May 1804 brought much more than showers to Mississippi Territory. Rodney said "there was a great rain here...that overflowed all the creeks and did much mischief. It rained 24 hours and in that time seven and one-half inches of water fell, and was the greatest fall of rain that has been in so short a time since 1773." The rain "raised the small rivers and creeks about 12 feet higher than they have been..."
On May 29 Rodney left Washington for the marriage of Lydia Carter and George Poindexter. The judge "stayed all night" with the Dunbars. Rodney's arrival at The Forest came just 16 days after Dunbar had replied to the President's request concerning a proposed expedition to explore the Arkansas and Red rivers. The President wanted Dunbar to find a man from Natchez to take part in leading the expedition.

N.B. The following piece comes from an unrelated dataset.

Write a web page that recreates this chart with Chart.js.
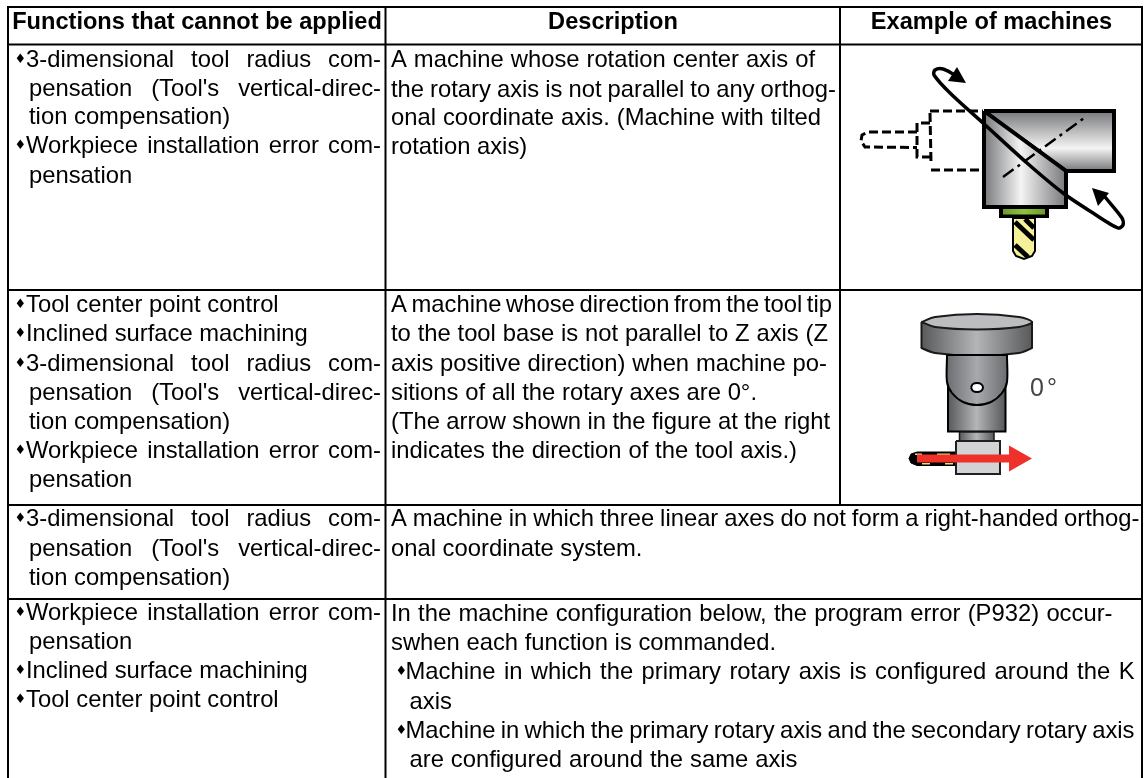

Several of Jefferson's letters lay on Dunbar's desk. He wrote the President on May 13: "It will be no easy task to discover here persons (even) moderately qualified to conduct the expedition..."
By late summer, Dunbar had agreed to lead the expedition himself, and because war parties of the Osage Indians were roaming parts of the Arkansas River, Dunbar determined to explore the Ouachita instead. The President had found in Dunbar the most qualified man in the country to lead any exploration of the Louisiana Purchase. Of the leaders of the four expeditions, including Lewis and Clark, no one knew more about science, geology, geography and nature.
LYDIA CARTER'S WEDDING DAY
As Dunbar quietly contemplated exploration, the girls at The Forest were up half the night talking about the exciting events to come the next day. On the morning of the wedding, Rodney rode with the "young ladies Miss Peggy Dunbar and Miss Ellen Girault" to Captain Carter's for the nuptials.
Peggy and Ellen -- both "young and handsome" -- were the bridesmaids and the groomsmen were William Shields and David Ponnel. Shields, said Rodney, was "terribly in love with Peggy," and "young Ponnel with Miss Girault so both of them were highly pleased at being at the wedding."
Lydia Carter, the bride, had dreamed of this day. As she stood gazing into the eyes of George Poindexter as they exchanged vows, Natchez country was wrapped in a wonderfully bright and warm day.
In Washington, young ladies and their escorts walked along St. Catherine's Creek and rested in the shade of the trees. In Natchez, those pausing atop the bluff observed cows and horses grazing across the river on the lush green meadows of Concordia. Corn fields dotted the landscape.
George Poindexter had just days earlier received a congratulatory note from an old friend from his native Virginia, who now resided in Natchez also.
"You have drawn a valuable prize in the matrimonial lottery," wrote H.B. Trist of Lydia Carter. "Her great beauty is, as far as I can judge, her least recommendation for she blends grace and intelligence with every amiable trait that adorns her sex."
But, Trist advised: "Only preserve yourself an evenness of temper, dispel gloom when it assails you as your bitterest enemy, as well as too much levity, and your prospect for happiness will be bright indeed." Trist knew of Poindexter's great depths of depression, his quarrelsome nature, his love of bar rooms and brawls, and his inclination, said another who knew him, "for rowdyism."
But Lydia didn't know of these things.
As Judge Rodney performed this late spring ceremony, Lydia's hopes for the future, for children and for happiness were delivered to the heart of this 25-year-old Virginian named George Poindexter.
To the vow of love she answered, "I do."
But poor Lydia did not know the nature of this man who had captured her love. In time, the joy in this bride's eyes would melt in tears and she would regret this day.